Review of Break [12k1089]

Tartine De Contrebasse (FR)

Translated from French

Acoustic descriptions swarming with microscopic details, discreet odes to invisible environments in the most beautiful japanese ambient style, so delicate, tribute to the elements in a restrained sonic diversity… That’s how I perceive the electronic magic of Illuha, duet from the Land of the Rising Sun between the native Tomoyoshi Date and the American-born Corey Fuller, that embraced for a long time the japanese culture under all its angles. Before we talk about his first solo long play for 12k interesting us today, it seemed necessary to me to replace the artist particularly in Illuha, that had for me a deep influence on my way to listen and appreciate ambient music still now. Without holding forth the fact that Fuller and Date released among the last things really worthy of interest until today in 2014 for 12k, with their sublime Akari and next to the not less solar Solstøv by Pjusk, the extensive sense of detail exposed by the two musicians through their last work only matched the subtlety they used to invite dozens of aural sources to cohabit in balance in a yet pretty narrow space. A mute poem telling the story of fragments of light briefly uncovering the hidden richness of the interstices, before meeting the dark forever.

Corey Fuller seems to partially take his inspiration from this concept, but at a larger scale in Break, with a surprising accuracy and elegance. And I do not tell that about the artist but the label, whose golden days date back to almost five years, and from which I personally didn’t expect anything more since ; thanks for proving me wrong Taylor Deupree. And how can we better interpret the light and its transience than recording a piano and all its flaws that we often want to silence ? The fullness of the notes translates the purity of the sun, but the cracks of the hammers and the action of the fingers on the keys remind that the aseptic beauty we imagine is first born from the real world and its quirks. With a hint of intellectual dishonesty, I picture Break as the wise kid of Dropped Pianos by Tim Hecker and Tiento de la Luz by Thomas Köner, mixing the expiatory stochasticity of the first and the comforting quasi-perfection of an other world of the second. Add on this a deep sense of melody constantly fighting against the time seeking to erase it in its flaking textures and ephemereal harmonies, and you will get a splendid manifesto about the turbulent transitions of existence.

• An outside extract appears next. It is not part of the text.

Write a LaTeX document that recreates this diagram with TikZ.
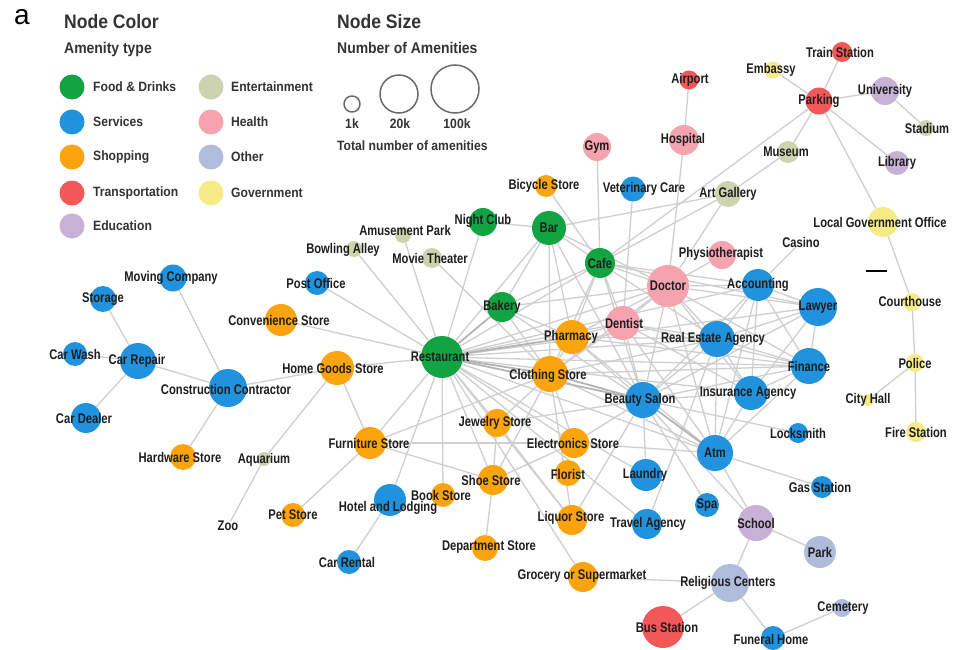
\documentclass[tikz,border=0pt]{standalone}
\usepackage{fontspec}
\setmainfont[FakeStretch=0.8]{Liberation Sans}
\newfontfamily\legfont[FakeStretch=0.9]{Liberation Sans}
\newfontfamily\plainfont{Liberation Sans}
\definecolor{food}{HTML}{12A443}
\definecolor{serv}{HTML}{2192DD}
\definecolor{shop}{HTML}{FBA40E}
\definecolor{trans}{HTML}{F35858}
\definecolor{edu}{HTML}{C8B1D6}
\definecolor{ent}{HTML}{CCD3AE}
\definecolor{health}{HTML}{F5A3AE}
\definecolor{other}{HTML}{B0BCDC}
\definecolor{gov}{HTML}{F7EB87}
\definecolor{labtext}{HTML}{1E1E1E}
\definecolor{legtext}{HTML}{333333}
\definecolor{edgec}{HTML}{CFCFCF}
\definecolor{edgesc}{HTML}{B4B4B4}
\definecolor{sizeg}{HTML}{6A6A6A}
\pgfdeclarelayer{bg}\pgfdeclarelayer{fg}\pgfsetlayers{bg,main,fg}
\tikzset{
  dot/.style={circle, inner sep=0pt, draw=none},
  lab/.style={inner sep=0pt, text=labtext, font=\fontsize{14}{16}\selectfont\bfseries},
  ed/.style={draw=edgec, line width=1.3pt},
  eds/.style={draw=edgesc, line width=1.8pt},
  legtitle/.style={anchor=west, inner sep=0pt, text=legtext, font=\legfont\fontsize{19.5}{22}\selectfont\bfseries},
  legsub/.style={anchor=west, inner sep=0pt, text=legtext, font=\legfont\fontsize{15.5}{18}\selectfont\bfseries},
  leglab/.style={anchor=west, inner sep=0pt, text=legtext, font=\legfont\fontsize{13.5}{16}\selectfont\bfseries},
  sizedot/.style={circle, inner sep=0pt, draw=sizeg, line width=1.5pt},
}
\newcommand\amen[8]{%
  \node[dot, fill=#5, minimum size={2*#4pt}] (#1) at (#2,#3) {};
  \begin{pgfonlayer}{fg}\node[lab] (#1-l) at (#6,#7) {#8};\end{pgfonlayer}}
\begin{document}
\begin{tikzpicture}[x=1pt,y=-1pt]
\useasboundingbox (0,0) rectangle (961,650);
\begin{pgfonlayer}{bg}\fill[white] (0,0) rectangle (961,650);\end{pgfonlayer}

% ---------- legend ----------
\node[inner sep=0pt, text=black, font=\plainfont\fontsize{28}{30}\selectfont] (tag) at (22,17) {a};
\node[legtitle] (nc) at (64,22) {Node Color};
\node[legsub] (at) at (64,49) {Amenity type};
\node[dot, fill=food, minimum size=25pt] (lg1) at (72,87) {};
\node[leglab] (lg1-l) at (93,87) {Food \& Drinks};
\node[dot, fill=serv, minimum size=25pt] (lg2) at (72,122) {};
\node[leglab] (lg2-l) at (93,122) {Services};
\node[dot, fill=shop, minimum size=25pt] (lg3) at (72,157) {};
\node[leglab] (lg3-l) at (93,157) {Shopping};
\node[dot, fill=trans, minimum size=25pt] (lg4) at (72,193) {};
\node[leglab] (lg4-l) at (93,193) {Transportation};
\node[dot, fill=edu, minimum size=25pt] (lg5) at (72,226) {};
\node[leglab] (lg5-l) at (93,226) {Education};
\node[dot, fill=ent, minimum size=25pt] (lg6) at (211,87) {};
\node[leglab] (lg6-l) at (231,87) {Entertainment};
\node[dot, fill=health, minimum size=25pt] (lg7) at (211,122) {};
\node[leglab] (lg7-l) at (231,122) {Health};
\node[dot, fill=other, minimum size=25pt] (lg8) at (211,157) {};
\node[leglab] (lg8-l) at (231,157) {Other};
\node[dot, fill=gov, minimum size=25pt] (lg9) at (211,193) {};
\node[leglab] (lg9-l) at (231,193) {Government};

\node[legtitle] (ns) at (337,22) {Node Size};
\node[legsub] (na) at (337,48) {Number of Amenities};
\node[sizedot, minimum size=16pt] (s1) at (352,104) {};
\node[sizedot, minimum size=38pt] (s2) at (399,94) {};
\node[sizedot, minimum size=48pt] (s3) at (455,89) {};
\node[leglab, anchor=center] (s1-l) at (352,124) {1k};
\node[leglab, anchor=center] (s2-l) at (400,124) {20k};
\node[leglab, anchor=center] (s3-l) at (457,124) {100k};
\node[leglab] (tn) at (337,146) {Total number of amenities};

% ---------- amenity nodes ----------
\amen{train}{842}{52}{10}{trans}{840}{52}{Train Station}
\amen{emb}{773}{70}{8.5}{gov}{771}{70}{Embassy}
\amen{air}{689}{80}{9.5}{trans}{690}{80}{Airport}
\amen{park}{819}{101}{13.5}{trans}{819}{101}{Parking}
\amen{univ}{885}{91}{14}{edu}{885}{91}{University}
\amen{stad}{926}{128}{8}{ent}{927}{128}{Stadium}
\amen{hosp}{684}{140}{15}{health}{683}{140}{Hospital}
\amen{mus}{788}{152}{11}{ent}{786}{152}{Museum}
\amen{lib}{897}{163}{12}{edu}{897}{163}{Library}
\amen{gym}{597}{147}{14}{health}{597}{147}{Gym}
\amen{art}{728}{194}{13}{ent}{728}{194}{Art Gallery}
\amen{vet}{633}{189}{12.5}{serv}{644}{189}{Veterinary Care}
\amen{bike}{546}{186}{11}{shop}{544}{186}{Bicycle Store}
\amen{lgo}{883}{222}{15}{gov}{880}{222}{Local Government Office}
\begin{pgfonlayer}{fg}\node[lab] (casino) at (801,242) {Casino};\end{pgfonlayer}
\amen{night}{483}{222}{14}{food}{483}{221}{Night Club}
\amen{bar}{549}{228}{17}{food}{549}{228}{Bar}
\amen{amuse}{403}{235}{8}{ent}{405}{230}{Amusement Park}
\amen{bowl}{354}{249}{8}{ent}{343}{250}{Bowling Alley}
\amen{movie}{432}{258}{10}{ent}{430}{258}{Movie Theater}
\amen{cafe}{600}{263}{15}{food}{600}{263}{Cafe}
\amen{physio}{722}{255}{14}{health}{721}{254}{Physiotherapist}
\amen{doc}{668}{286}{21}{health}{668}{286}{Doctor}
\amen{move}{173}{278}{13.5}{serv}{171}{278}{Moving Company}
\amen{post}{317}{283}{12}{serv}{316}{283}{Post Office}
\amen{acct}{758}{285}{16}{serv}{758}{285}{Accounting}
\amen{stor}{103}{299}{13}{serv}{103}{299}{Storage}
\amen{bak}{502}{307}{15}{food}{502}{307}{Bakery}
\amen{law}{818}{307}{19}{serv}{818}{307}{Lawyer}
\amen{conv}{281}{320}{16}{shop}{279}{320}{Convenience Store}
\amen{dent}{623}{323}{17}{health}{624}{323}{Dentist}
\amen{pharm}{572}{337}{17}{shop}{571}{337}{Pharmacy}
\amen{re}{717}{339}{18}{serv}{713}{339}{Real Estate Agency}
\amen{wash}{75}{354}{12}{serv}{75}{354}{Car Wash}
\amen{rest}{442}{357}{21}{food}{440}{357}{Restaurant}
\amen{carrep}{138}{361}{18}{serv}{137}{361}{Car Repair}
\amen{home}{337}{368}{17}{shop}{333}{368}{Home Goods Store}
\amen{fin}{809}{366}{18}{serv}{809}{366}{Finance}
\amen{cloth}{550}{374}{18}{shop}{548}{376}{Clothing Store}
\amen{cc}{228}{388}{19}{serv}{226}{389}{Construction Contractor}
\amen{ins}{751}{393}{17}{serv}{748}{393}{Insurance Agency}
\amen{beauty}{643}{400}{18}{serv}{640}{400}{Beauty Salon}
\amen{deal}{86}{418}{15}{serv}{84}{418}{Car Dealer}
\amen{jew}{497}{423}{14}{shop}{495}{423}{Jewelry Store}
\amen{lock}{798}{433}{10}{serv}{798}{433}{Locksmith}
\amen{furn}{370}{443}{16}{shop}{369}{443}{Furniture Store}
\amen{elec}{574}{443}{15}{shop}{573}{443}{Electronics Store}
\amen{atm}{715}{453}{18}{serv}{715}{453}{Atm}
\amen{hard}{183}{457}{13}{shop}{180}{457}{Hardware Store}
\amen{aqua}{264}{459}{7}{ent}{264}{460}{Aquarium}
\amen{flor}{568}{473}{13}{shop}{568}{474}{Florist}
\amen{laun}{646}{475}{16}{serv}{645}{475}{Laundry}
\amen{shoe}{493}{480}{15}{shop}{491}{480}{Shoe Store}
\amen{gas}{822}{487}{11}{serv}{820}{487}{Gas Station}
\amen{book}{443}{495}{12}{shop}{441}{495}{Book Store}
\amen{hotel}{390}{500}{16}{serv}{388}{508}{Hotel and Lodging}
\amen{spa}{707}{505}{12}{serv}{707}{505}{Spa}
\amen{pet}{293}{515}{12}{shop}{293}{515}{Pet Store}
\begin{pgfonlayer}{fg}\node[lab] (zoo) at (228,526) {Zoo};\end{pgfonlayer}
\amen{liq}{572}{520}{15}{shop}{571}{518}{Liquor Store}
\amen{travel}{647}{524}{15}{serv}{648}{524}{Travel Agency}
\amen{school}{756}{523}{18}{edu}{756}{523}{School}
\amen{rental}{349}{562}{12}{serv}{347}{562}{Car Rental}
\amen{dept}{485}{548}{13}{shop}{489}{547}{Department Store}
\amen{parkn}{820}{552}{16}{other}{820}{552}{Park}
\amen{groc}{583}{577}{15}{shop}{582}{576}{Grocery or Supermarket}
\amen{rel}{730}{583}{19}{other}{728}{583}{Religious Centers}
\amen{cem}{842}{608}{9}{other}{843}{608}{Cemetery}
\amen{bus}{663}{627}{21}{trans}{667}{627}{Bus Station}
\amen{fun}{773}{638}{12}{serv}{771}{639}{Funeral Home}
\amen{court}{912}{302}{9}{gov}{910}{301}{Courthouse}
\amen{police}{915}{363}{9}{gov}{915}{363}{Police}
\amen{city}{868}{400}{6}{gov}{868}{400}{City Hall}
\amen{fire}{916}{432}{10}{gov}{916}{432}{Fire Station}
\node[fill=black, inner sep=0pt, minimum width=21pt, minimum height=2.2pt] (mark) at (876,271) {};

% ---------- connectors ----------
\begin{pgfonlayer}{bg}
\foreach \a/\b in {park/train, park/emb, park/univ, univ/stad, park/lib, park/lgo, park/mus, park/cafe,
  mus/art, air/hosp, hosp/doc, gym/cafe, vet/dent, art/bar, art/cafe, art/doc, bike/cafe,
  lgo/court, court/police, police/fire, police/city, casino/acct, physio/doc,
  night/bar, night/rest, amuse/rest, bowl/rest, movie/cloth, post/rest, conv/rest, home/rest,
  home/cc, home/furn, home/aqua, aqua/zoo, cc/move, cc/carrep, cc/hard, carrep/stor, carrep/wash,
  carrep/deal, furn/rest, furn/pet, furn/shoe, furn/elec, furn/cloth, hotel/rest, hotel/rental,
  book/rest, jew/rest, jew/shoe, jew/cloth, jew/liq, shoe/rest, shoe/dept, shoe/elec, shoe/cloth,
  groc/rest, groc/rel, liq/rest, liq/beauty, elec/rest, elec/beauty, elec/cloth, elec/atm,
  rest/travel, laun/beauty, spa/beauty, travel/re, atm/school, school/parkn, school/rel, rel/bus,
  rel/fun, fun/cem, atm/gas, atm/ins, atm/rest, atm/cloth, atm/pharm, school/beauty, lock/beauty,
  rest/bar, rest/cafe, rest/dent, rest/doc, rest/re, rest/fin, rest/ins, rest/acct, rest/law, rest/laun,
  bar/bak, bar/cafe, bar/cloth, bar/pharm, bar/doc, bar/beauty,
  cafe/bak, cafe/doc, cafe/dent, cafe/pharm, cafe/re, cafe/beauty, cafe/cloth, cafe/acct, cafe/law,
  bak/pharm, bak/cloth, bak/beauty, bak/doc,
  doc/dent, doc/acct, doc/law, doc/re, doc/fin, doc/ins, doc/beauty, doc/pharm, doc/cloth, doc/atm,
  dent/pharm, dent/re, dent/beauty, dent/cloth, dent/fin, dent/atm, dent/ins,
  pharm/cloth, pharm/beauty, pharm/re, pharm/fin,
  acct/law, acct/re, acct/fin, acct/ins, acct/atm, acct/beauty,
  law/re, law/fin, law/ins, law/beauty,
  re/fin, re/ins, re/beauty, re/atm, re/cloth,
  fin/ins, fin/beauty, fin/cloth, fin/atm, ins/beauty, beauty/jew, cloth/liq}
  \draw[ed] (\a) -- (\b);
\foreach \a/\b in {rest/cloth, rest/beauty, rest/bak, rest/pharm, cloth/beauty, beauty/atm}
  \draw[eds] (\a) -- (\b);
\end{pgfonlayer}
\end{tikzpicture}
\end{document}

A constant dialogue between serene threnodies on a calm sea and tumultuous desires of elsewhere towards misty horizons (Look Into the Heart of Light, the Silence), between polyhertzian storms flaying the gates of the soul and blinding cathartic arpeggios taking back to the surface (Seiche), between memories weighed down by the dust of the years and sufferings partially eluded but entirely felt nonetheless (Illvi∂ri). A will to experience the past again to better free ourselves from it, through tracks of universal feelings never explained but always implied ; the punctual presence of voices and noises of our daily life remind that Man is tacitly at the center of the album, but that he doesn’t need to have the exclusivity of the place. And Break suggests in the end to go forward by expiating the loads that prevent us to make our own way towards the skies from which its aura arises, lifting us up to the zenith and transfixing us with light arrows bringing the heart back to the life he deserves rather than the one he endures.

Complex but sensitive, volatile but precious, Break reconnects with the 12k releases we loved, those where aerial sonic layers knew they had to keep a tight link with the earth that saw them grow, those where all the elements coexist without thinking one of them is worthier than the others. Those of an unstable organic harmony captured for just a few instants, and then given to the audience in a digital eternity without losing their meaning. Corey Fuller understood that, and even if Lamentations or A Hymn for the Broken might fall a bit too much in the pathos, it won’t be enough to tarnish the surprise he offers us in the beginning of this year with a very moving work more than commendable.